Regia di Antonio Pietrangeli vedi scheda film
Luoghi comuni: Antonio Pietrangeli è il regista delle donne; Antonio Pietrangeli è uno dei registi più sottovalutati del cinema italiano. Sono due cose entrambe vere ma anche trite e ritrite e sarebbe ora di provare a dire qualcosa di nuovo. Proviamoci. La parmigiana è l’altra faccia del boom economico, un'Italia ancora provinciale e preindustriale, che racconta la parabola non esattamente edificante di una ragazza che voleva troppo e che si adatta ai tempi che cambiano con naturale predisposizione all’adeguamento vagamente opportunistico.
Personaggio non troppo simpatico ma a cui inevitabilmente ci affezioniamo, Dora è una ragazza del dopoguerra che ambisce ai modelli femminili già ampiamente propugnati nell’Italia bigotta ma ingenua del tempo: sa quello che vuole, ma non lo sa bene, perché il fallimento è dietro l’angolo ogni volta ci si fidi di un uomo, che sia esso opportunista o reazionario, squallido o sempliciotto. Eppure Dora non s’indigna, non s’arrabbia, cerca di rialzarsi ogni volta nonostante tutto e nei modi più discutibili: il tempo le darà ragione?
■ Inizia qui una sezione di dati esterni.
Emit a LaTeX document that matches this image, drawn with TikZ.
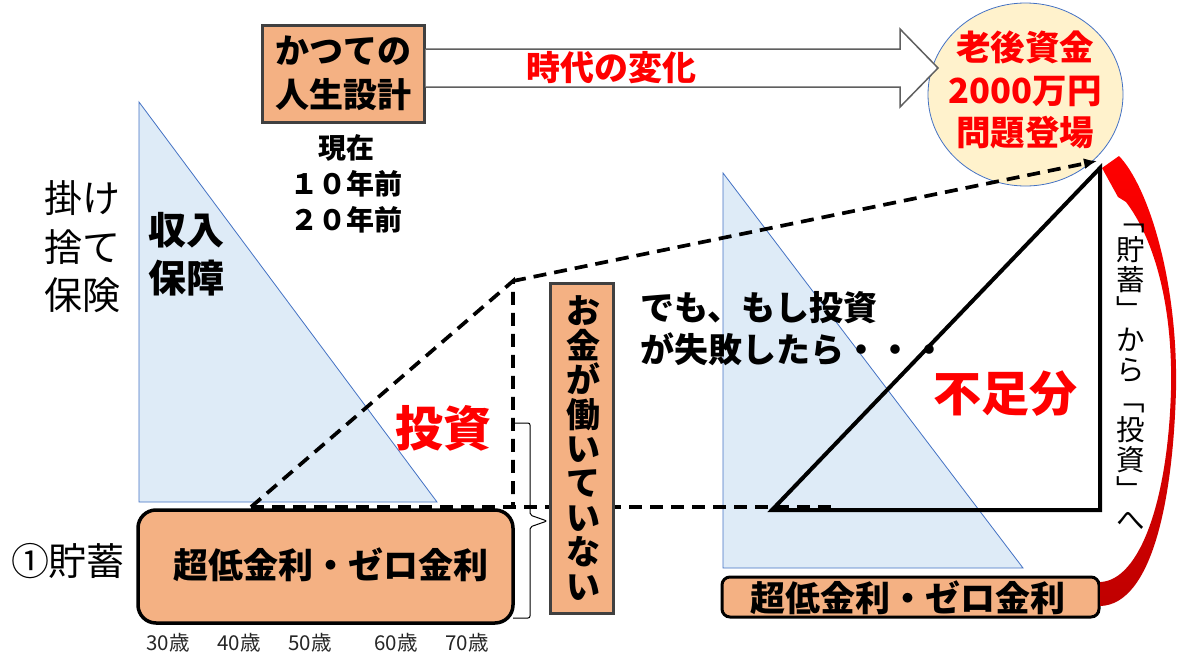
\documentclass[tikz,border=0pt]{standalone}
\usepackage{fontspec}
\setmainfont{Noto Sans CJK JP}
\usetikzlibrary{arrows.meta,shapes.geometric}
\definecolor{boxorange}{HTML}{F4B183}
\definecolor{triblue}{HTML}{DEEBF7}
\definecolor{triedge}{HTML}{4472C4}
\definecolor{circfill}{HTML}{FFF2CC}
\definecolor{boxedge}{HTML}{404040}
\definecolor{arrowgray}{HTML}{5F5F5F}
\definecolor{deepred}{HTML}{C00000}
\newcommand{\fsz}[2]{\fontsize{#1}{#2}\selectfont}
\begin{document}
\begin{tikzpicture}[x=1pt,y=-1pt,
  tri/.style={fill=triblue,draw=triedge,line width=0.8pt,line join=miter},
  dashline/.style={dash pattern=on 13pt off 8pt,line width=3.7pt,black},
  orangebox/.style={fill=boxorange,draw=boxedge,line width=3pt,inner sep=0pt},
  roundbox/.style={fill=boxorange,draw=black,line width=3.5pt,inner sep=0pt},
  txt/.style={inner sep=0pt,align=center},
  redtxt/.style={txt,text=red,font=\bfseries\fsz{48}{52}},
  agetxt/.style={txt,font=\fsz{20.5}{22},text=black!85}]
\useasboundingbox (0,0) rectangle (1200,672);
\fill[white] (0,0) rectangle (1200,672);

% blue triangles
\draw[tri] (139,102) -- (139,502) -- (437,502) -- cycle;
\draw[tri] (723,173) -- (723,568) -- (1023,568) -- cycle;

% goal circle
\node[ellipse,minimum width=195pt,minimum height=183pt,inner sep=0pt,
      fill=circfill,draw=triedge,line width=0.8pt] (goal) at (1025.5,94.5) {};
\node[txt,text=red,font=\bfseries\fsz{34.5}{42.5}] (goaltext) at (1025,90) {老後資金\\2000万円\\問題登場};

% dashed guide lines
\coordinate (dA) at (251,507);
\coordinate (dB) at (513,281);
\coordinate (dC) at (513,507);
\coordinate (dD) at (835,507);
\coordinate (dE) at (1097,161);
\draw[dashline] (dA) -- (dB) -- (dC);
\draw[dashline] (dA) -- (dD);
\draw[dashline,-{Latex[length=13pt,width=11pt]}] (dB) -- (dE);

% brace
\draw[black,line width=1pt,rounded corners=2pt]
  (513,423) -- (530,423) -- (530,515) -- (547,521) -- (530,527) -- (530,618) -- (513,618);

% black triangle
\coordinate (tA) at (772,510);
\coordinate (tB) at (1100,510);
\coordinate (tC) at (1100,168);
\draw[black,line width=4pt,line join=miter] (tA) -- (tB) -- (tC) -- cycle;

% past box and big hollow arrow
\node[orangebox,minimum width=162pt,minimum height=97pt] (past) at (343,73.5) {};
\node[txt,font=\bfseries\fsz{34}{44}] (pasttext) at (past.center) {かつての\\人生設計};
\draw[arrowgray,line width=1.5pt,fill=white,line join=miter]
  (past.east |- 0,49) -- (900,49) -- (900,29) -- (938,68) -- (900,107) -- (900,87) -- (past.east |- 0,87);
\node[txt,text=red,font=\bfseries\fsz{34}{40}] (change) at (611,68) {時代の変化};

% era text
\node[txt,font=\bfseries\fsz{28}{36}] (era) at (346,184) {現在\\１０年前\\２０年前};

% left labels
\node[txt,font=\fsz{38}{48.5},align=left] (kakesute) at (82,247) {掛け\\捨て\\保険};
\node[txt,font=\bfseries\fsz{38}{47.5},align=left] (income) at (186,254) {収入\\保障};
\node[redtxt] (invest) at (443,428) {投資};

% savings box
\node[roundbox,rounded corners=18pt,minimum width=375pt,minimum height=113pt] (savebox) at (325.5,566.5) {};
\node[txt,font=\bfseries\fsz{35}{40}] (savetext) at (331,565) {超低金利・ゼロ金利};
\node[txt,font=\fsz{38}{42}] (savelabel) at (68,561) {①貯蓄};

% ages
\node[agetxt] (a30) at (168,643) {30歳};
\node[agetxt] (a40) at (239,643) {40歳};
\node[agetxt] (a50) at (310,643) {50歳};
\node[agetxt] (a60) at (396,643) {60歳};
\node[agetxt] (a70) at (467,643) {70歳};

% money not working box
\node[orangebox,minimum width=63pt,minimum height=330pt] (idle) at (581.5,448) {};
\node[txt,font=\bfseries\fsz{34}{34.4}] (idletext) at (583,448) {お\\金\\が\\働\\い\\て\\い\\な\\い};

% what if text
\node[txt,font=\bfseries\fsz{34}{42},align=left,anchor=west] (whatif) at (640,329) {でも、もし投資\\が失敗したら・・・};
\node[redtxt] (shortfall) at (1005,394) {不足分};

% right savings box
\node[roundbox,line width=3pt,rounded corners=8pt,minimum width=377pt,minimum height=40pt] (rbox) at (910.5,597) {};
\node[txt,font=\bfseries\fsz{35}{40}] (rboxtext) at (908,598) {超低金利・ゼロ金利};

% red curved arrow
\shade[top color=red,middle color=red,bottom color=deepred,shading angle=0]
  (1102,168) -- (1119,156)
  .. controls (1148,186) and (1178,280) .. (1176,390)
  .. controls (1173,500) and (1152,604) .. (rbox.east |- 0,606)
  -- (rbox.east |- 0,582)
  .. controls (1140,580) and (1168,500) .. (1171,390)
  .. controls (1173,300) and (1152,236) .. (1126,202)
  -- (1118,197) -- cycle;

% vertical label
\node[txt,font=\fsz{28.5}{30}] (vlabel) at (1131,377) {﹁\\貯\\蓄\\﹂\\か\\ら\\﹁\\投\\資\\﹂\\へ};
\end{tikzpicture}
\end{document}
Pietrangeli tratteggia il personaggio con raffinato approfondimento psicologico assieme a Ruggero Maccari e Stefano Strucchi, partendo da un romanzo di Bruna Patti, inserendolo nel contesto emiliano in modo molto efficace (il merito qui è anche degli eccellenti Didi Perego e Salvo Randone che rappresentano due caratteristiche fondamentali di certa provincia italiana: da una parte la civetteria e la praticità, dall’altra il torpore e la ricerca di sessualità), senza dimenticare tutto ciò che avviene fuori Parma (luogo in cui Dora sostanzialmente scappa da se stessa), dalla chiesa in cui intreccia una relazione con un codardo pretino alla Roma incapace di essere patinata per troppa faciloneria dominata da un Nino Manfredi magnifico cialtrone. Catherine Spaak, perfetta sia come presunta santa che come conclamata puttana, è nel ruolo della vita.